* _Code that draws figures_
--

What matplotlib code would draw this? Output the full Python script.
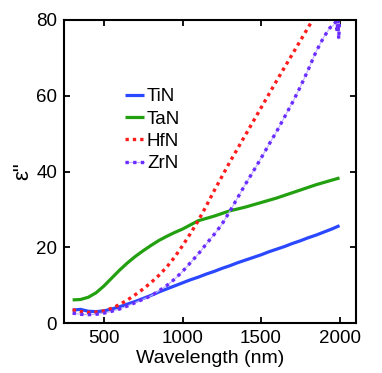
import matplotlib
matplotlib.use("Agg")
import matplotlib.pyplot as plt

plt.rcParams['font.family'] = ['Liberation Sans', 'DejaVu Sans']

wl = [300, 350, 400, 450, 500, 550, 600, 650, 700, 750, 800, 850, 900, 950,
      1000, 1050, 1100, 1150, 1200, 1250, 1300, 1350, 1400, 1450, 1500, 1550,
      1600, 1650, 1700, 1750, 1800, 1850, 1900, 1950, 2000]

tin = [3.4, 3.6, 3.1, 3.0, 3.2, 3.7, 4.3, 5.0, 5.7, 6.5, 7.3, 8.2, 9.0, 9.8,
       10.6, 11.4, 12.1, 12.9, 13.6, 14.4, 15.1, 15.9, 16.6, 17.3, 18.0, 18.8,
       19.5, 20.2, 21.0, 21.7, 22.5, 23.2, 24.0, 24.8, 25.7]

tan = [6.1, 6.2, 6.8, 8.0, 9.8, 11.9, 14.0, 15.9, 17.6, 19.1, 20.5, 21.8, 22.9, 23.9,
       24.8, 25.9, 27.0, 27.6, 28.2, 28.9, 29.6, 30.1, 30.6, 31.2, 31.8, 32.4,
       33.0, 33.7, 34.4, 35.1, 35.8, 36.5, 37.1, 37.7, 38.3]

hfn = [3.5, 3.0, 2.8, 2.9, 3.2, 3.9, 4.9, 6.1, 7.5, 9.0, 10.7, 12.6, 14.8, 17.4,
       20.4, 23.6, 27.0, 30.8, 34.8, 38.6, 42.4, 46.0, 49.6, 53.2, 56.8, 60.4,
       64.0, 67.5, 71.0, 74.5, 78.0, 81.5, 85.0, 88.5, 92.0]

zr_wl = [300, 350, 400, 450, 500, 550, 600, 650, 700, 750, 800, 850, 900, 950,
         1000, 1050, 1100, 1150, 1200, 1250, 1300, 1350, 1400, 1450, 1500, 1550,
         1600, 1650, 1700, 1750, 1800, 1850, 1900, 1940, 1960, 1975, 1985, 1990,
         1995, 2000]
zrn = [2.6, 2.3, 2.2, 2.3, 2.6, 3.1, 3.7, 4.5, 5.4, 6.3, 7.2, 8.5, 9.9, 11.6,
       13.6, 15.9, 18.2, 20.8, 23.3, 26.0, 29.4, 33.0, 36.6, 40.0, 43.5, 47.1,
       50.6, 54.4, 58.2, 62.3, 66.8, 71.6, 75.5, 78.0, 78.5, 79.5, 77.0, 80.0,
       75.0, 79.5]

xticks = [500, 1000, 1500, 2000]
yticks = [0, 20, 40, 60, 80]

fig = plt.figure(figsize=(3.82, 3.73), dpi=100)
ax = fig.add_axes([64/382, 1-323/373, (356-64)/382, (323-20)/373])

c_tin = '#2a48ff'
c_tan = '#22a010'
c_hfn = '#ff1c1c'
c_zrn = '#6a2cff'

l1, = ax.plot(wl, tin, color=c_tin, lw=2.3, label='TiN', solid_capstyle='butt')
l2, = ax.plot(wl, tan, color=c_tan, lw=2.3, label='TaN', solid_capstyle='butt')
l3, = ax.plot(wl, hfn, color=c_hfn, lw=2.4, linestyle=(0, (1.0, 1.2)),
              label='HfN', dash_capstyle='butt')
l4a, = ax.plot(zr_wl, zrn, color='#c0b0ff', lw=0.8)
l4, = ax.plot(zr_wl, zrn, color=c_zrn, lw=2.4, linestyle=(0, (1.0, 1.3)),
              dash_capstyle='butt')

ax.set_xlim(245, 2105)
ax.set_ylim(0, 80)
ax.set_xticks(xticks)
ax.set_yticks(yticks)
ax.tick_params(direction='in', top=True, right=True, length=4, width=1.3,
               labelsize=13.5, pad=5)
for s in ax.spines.values():
    s.set_linewidth(1.5)

ax.set_xlabel('Wavelength (nm)', fontsize=14, labelpad=2)
ax.set_ylabel('ε"', fontsize=16, labelpad=2)

leg = ax.legend([l1, l2, l3, (l4a, l4)], ['TiN', 'TaN', 'HfN', 'ZrN'],
                loc='upper left', bbox_to_anchor=(0.21, 0.775), frameon=False,
                fontsize=13.5, handlelength=1.0, handletextpad=0.15,
                labelspacing=0.28, borderpad=0, borderaxespad=0)

fig.savefig('out.png', dpi=100)
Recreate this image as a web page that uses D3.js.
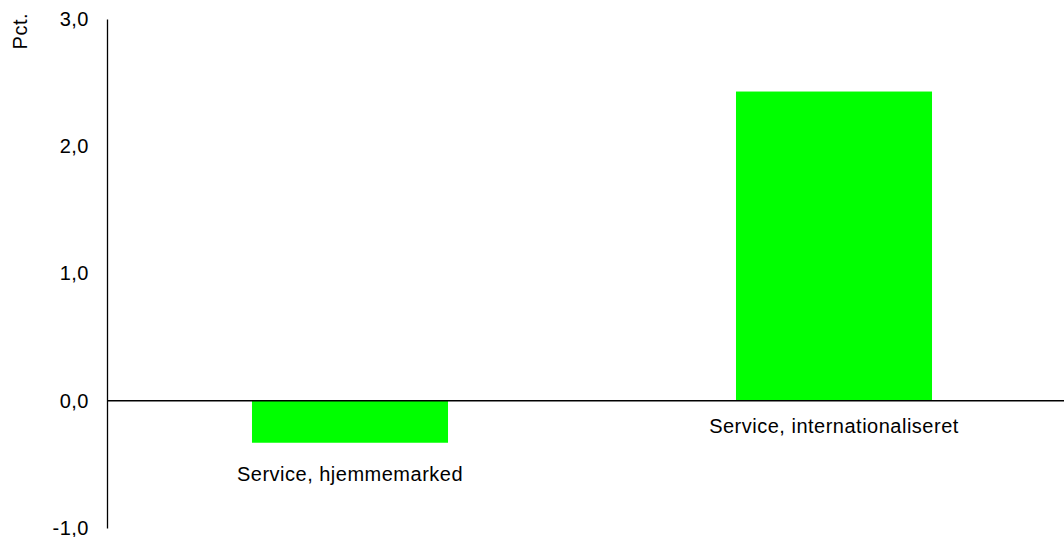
<!DOCTYPE html>
<html>
<head>
<meta charset="utf-8">
<script src="https://cdn.jsdelivr.net/npm/d3@7"></script>
<style>
  html, body { margin: 0; padding: 0; background: #fff; }
  svg text { font-family: "Liberation Sans", Arial, sans-serif; fill: #000; letter-spacing: 0.5px; }
</style>
</head>
<body>
<svg id="chart" width="1064" height="537"></svg>
<script>
const categories = ["Service, hjemmemarked", "Service, internationaliseret"];
const values = [-0.33, 2.43];
const tickValues = [-1, 0, 1, 2, 3];
const tickLabels = ["-1,0", "0,0", "1,0", "2,0", "3,0"];
const yLabel = "Pct.";

const svg = d3.select("#chart");
const axisX = 107;
const y = d3.scaleLinear().domain([-1, 3]).range([528, 19]);
const x = d3.scaleBand().domain(categories).range([108, 1076])
  .paddingInner(0.595).paddingOuter(0.2975);

// bars
svg.append("g").selectAll("rect").data(values).join("rect")
  .attr("x", (d, i) => x(categories[i]))
  .attr("width", x.bandwidth())
  .attr("y", d => y(Math.max(0, d)))
  .attr("height", d => Math.abs(y(d) - y(0)))
  .attr("fill", "#00ff00");

// y axis
const yAxis = d3.axisLeft(y).tickValues(tickValues)
  .tickFormat((d, i) => tickLabels[i]).tickSize(0).tickPadding(18);
const gy = svg.append("g").attr("transform", `translate(${axisX},0)`).call(yAxis);
gy.select(".domain").attr("stroke", "#000").attr("stroke-width", 1.3);
gy.selectAll("text").attr("font-size", 20).attr("fill", "#000")
  .style("font-family", "'Liberation Sans', Arial, sans-serif")
  .style("letter-spacing", "0.5px");

// zero line
svg.append("line")
  .attr("x1", axisX).attr("x2", 1064)
  .attr("y1", y(0)).attr("y2", y(0))
  .attr("stroke", "#000").attr("stroke-width", 1.3);

// category labels
svg.append("g").selectAll("text").data(values).join("text")
  .attr("x", (d, i) => x(categories[i]) + x.bandwidth() / 2)
  .attr("y", d => y(Math.min(0, d)) + (d < 0 ? 38.5 : 32))
  .attr("text-anchor", "middle")
  .attr("font-size", 20)
  .text((d, i) => categories[i]);

// y label
svg.append("text")
  .attr("transform", "translate(27,13) rotate(-90)")
  .attr("text-anchor", "end")
  .attr("font-size", 20)
  .text(yLabel);
</script>
</body>
</html>
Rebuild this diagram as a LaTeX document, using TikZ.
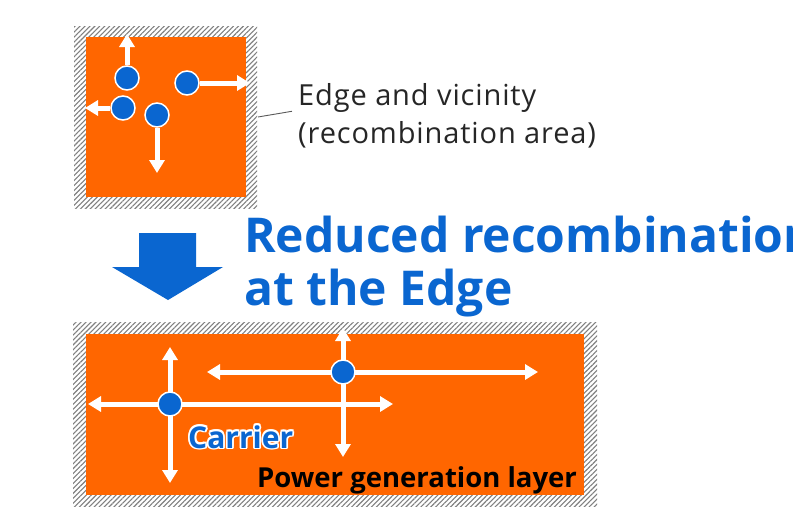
\documentclass[tikz,border=0pt]{standalone}
\usepackage{fontspec}
\setmainfont{Open Sans}
\newfontfamily\labfont[LetterSpace=3]{Open Sans}
\usetikzlibrary{arrows.meta,patterns.meta}
\definecolor{orng}{HTML}{FF6600}
\definecolor{blu}{HTML}{0A66D0}
\definecolor{hatchc}{HTML}{808080}
\pgfdeclarelayer{fg}
\pgfsetlayers{main,fg}
\newcommand\haloit[1]{\leavevmode
  \rlap{\color{white}\kern-1.8pt#1}\rlap{\color{white}\kern1.8pt#1}%
  \rlap{\color{white}\raisebox{1.8pt}{#1}}\rlap{\color{white}\raisebox{-1.8pt}{#1}}%
  \rlap{\color{white}\kern-1.3pt\raisebox{1.3pt}{#1}}\rlap{\color{white}\kern1.3pt\raisebox{1.3pt}{#1}}%
  \rlap{\color{white}\kern-1.3pt\raisebox{-1.3pt}{#1}}\rlap{\color{white}\kern1.3pt\raisebox{-1.3pt}{#1}}%
  #1}
\tikzset{
  hatchframe/.style={preaction={fill=white}, pattern={Lines[angle=45,distance=3.5pt,line width=1.1pt]}, pattern color=hatchc},
  layer/.style={fill=orng},
  carrier/.style={circle, fill=blu, draw=white, line width=1.5pt, minimum size=24pt, inner sep=0pt},
  carrow/.style={draw=white, line width=5pt, -{Triangle[width=15pt,length=13pt]}},
  title/.style={font=\fontsize{48}{53}\selectfont\bfseries, text=blu, inner sep=0pt, anchor=base west},
  label/.style={font=\labfont\fontsize{29}{38}\selectfont, text=black!85, inner sep=0pt, align=left, anchor=base west},
  leader/.style={draw=black!65, line width=0.9pt},
  bigarrow/.style={fill=blu}
}
\begin{document}
\begin{tikzpicture}[x=1pt,y=-1pt]
\useasboundingbox[fill=white] (0,0) rectangle (793,517);
% top frame
\path[hatchframe] (74,26) rectangle (257,208);
\path[layer] (86,37) rectangle (246,197);
% bottom frame
\path[hatchframe] (73,322) rectangle (597,506);
\path[layer] (86,334) rectangle (584,495);
% carriers (foreground)
\begin{pgfonlayer}{fg}
\node[carrier] (c1) at (127,78) {};
\node[carrier] (c2) at (123,108) {};
\node[carrier] (c3) at (157,115) {};
\node[carrier] (c4) at (187,83) {};
\node[carrier] (a) at (170,404) {};
\node[carrier] (b) at (343,372) {};
\node[font=\fontsize{30}{32}\selectfont\bfseries, text=blu, inner sep=0pt, anchor=base west] (carr) at (188,448) {\haloit{Carrier}};
\node[font=\fontsize{27.5}{30}\selectfont\bfseries, text=black, inner sep=0pt, anchor=base west] (pgl) at (257,487) {Power generation layer};
\end{pgfonlayer}
% arrow end points
\coordinate (c1e) at (127,34);
\coordinate (c2e) at (85,108);
\coordinate (c3e) at (157,173);
\coordinate (c4e) at (250,83);
\coordinate (aU) at (170,347);
\coordinate (aD) at (170,483);
\coordinate (aL) at (88,404);
\coordinate (aR) at (393,404);
\coordinate (bU) at (343,328);
\coordinate (bD) at (343,457);
\coordinate (bL) at (207,372);
\coordinate (bR) at (538,372);
\draw[carrow] (c1) -- (c1e);
\draw[carrow] (c2) -- (c2e);
\draw[carrow] (c3) -- (c3e);
\draw[carrow] (c4) -- (c4e);
\foreach \e in {aU,aD,aL,aR} \draw[carrow] (a.center) -- (\e);
\foreach \e in {bU,bD,bL,bR} \draw[carrow] (b.center) -- (\e);
% label
\node[label] (lbl) at (298,143) {Edge and vicinity\\(recombination area)};
\coordinate (lead) at (258,117);
\draw[leader] (lead) -- ([xshift=-6pt,yshift=4pt]lbl.west);
% big arrow
\fill[bigarrow] (139,233) -- (196,233) -- (196,267) -- (223,267) -- (168,300) -- (112,267) -- (139,267) -- cycle;
% title
\node[title] (t1) at (244,252) {Reduced recombination};
\node[title] (t2) at (244,305) {at the Edge};
\end{tikzpicture}
\end{document}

--

* _Stated goal_
Check every line of the data, and copy the ones that contain "matplotlib".

* _Final result_
What matplotlib code would draw this? Output the full Python script.
import matplotlib
matplotlib.use("Agg")
import matplotlib.pyplot as plt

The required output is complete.